D’altronde, dopo la festa dei Sepolcri arriva il “Venerdì Santo”: giorno del silenzio e della passione.

Si spengono le lucette, si abbassano le serrande come avveniva una volta quando passava un corteo funebre. Ritorna il silenzio cattivo. Qualche raro passo. Rimangono, infatti, soltanto incontri sporadici a cui pochi partecipano. A qualcuno questa situazione può far comodo, perché così gestisce la cosa pubblica come meglio crede.
Invece, come i piccoli di alcune specie di uccelli che spingono sotto il becco dei genitori affinché questi rigurgitino il cibo che li fa crescere (l’alternativa è la morte), così, terminata la competizione elettorale, nessuno può ritenersi soddisfatto, anzi da quel momento inizia il vero lavoro.

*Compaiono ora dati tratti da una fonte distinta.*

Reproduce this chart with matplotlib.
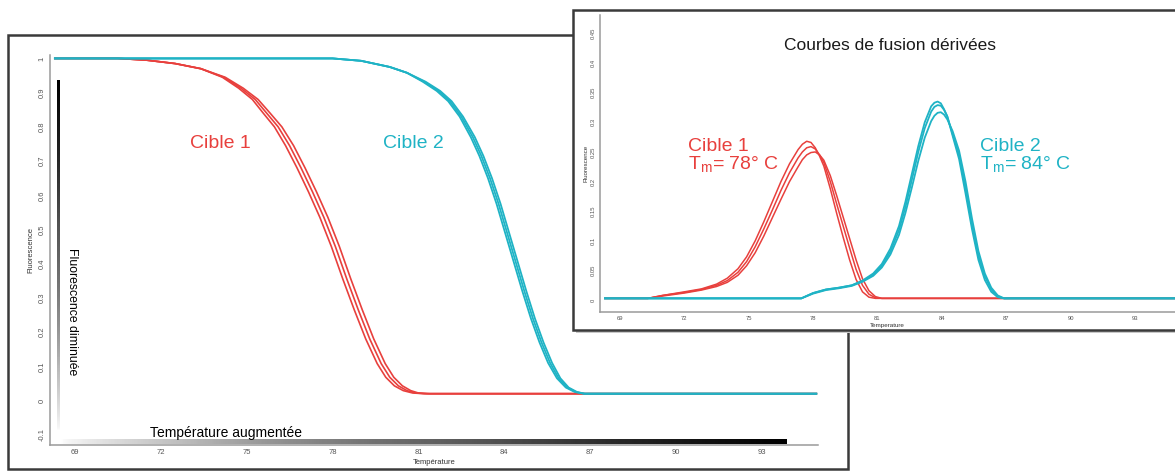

Le sedi dovrebbero rimanere aperte e se hanno un costo bisogna che la spesa si divida o chi è eletto contribuisca in una quota maggiore. Bisogna che ognuno spinga dal basso affinché si attuino le promesse elettorali e non rimangano tali.
Costui, a sua volta, pur incontrando innegabili difficoltà si sente corroborato e confortato dalla base nella scelta della sue decisioni. Altrimenti può avere la tentazione di:
a) cambiare tranquillamente “casacca”;
b) “addormentarsi”;
c) fare i propri interessi o quelli di pochi, i quali (non è un caso raro) non appartengono neppure alla schiera di quelli che l’hanno eletto!
Perché, come dice un adagio: “l’occasione fa l’uomo ladro”.

Ma forse molti pensano che sia meglio lamentarsi che agire; sia meglio restare a coltivare il proprio orticello piuttosto che arare e dissodare tutto il campo; sia meglio, insomma, farsi i fatti propri ed eventualmente “arrangiarsi” qualora si ritiene di essere soggetti ad angherie.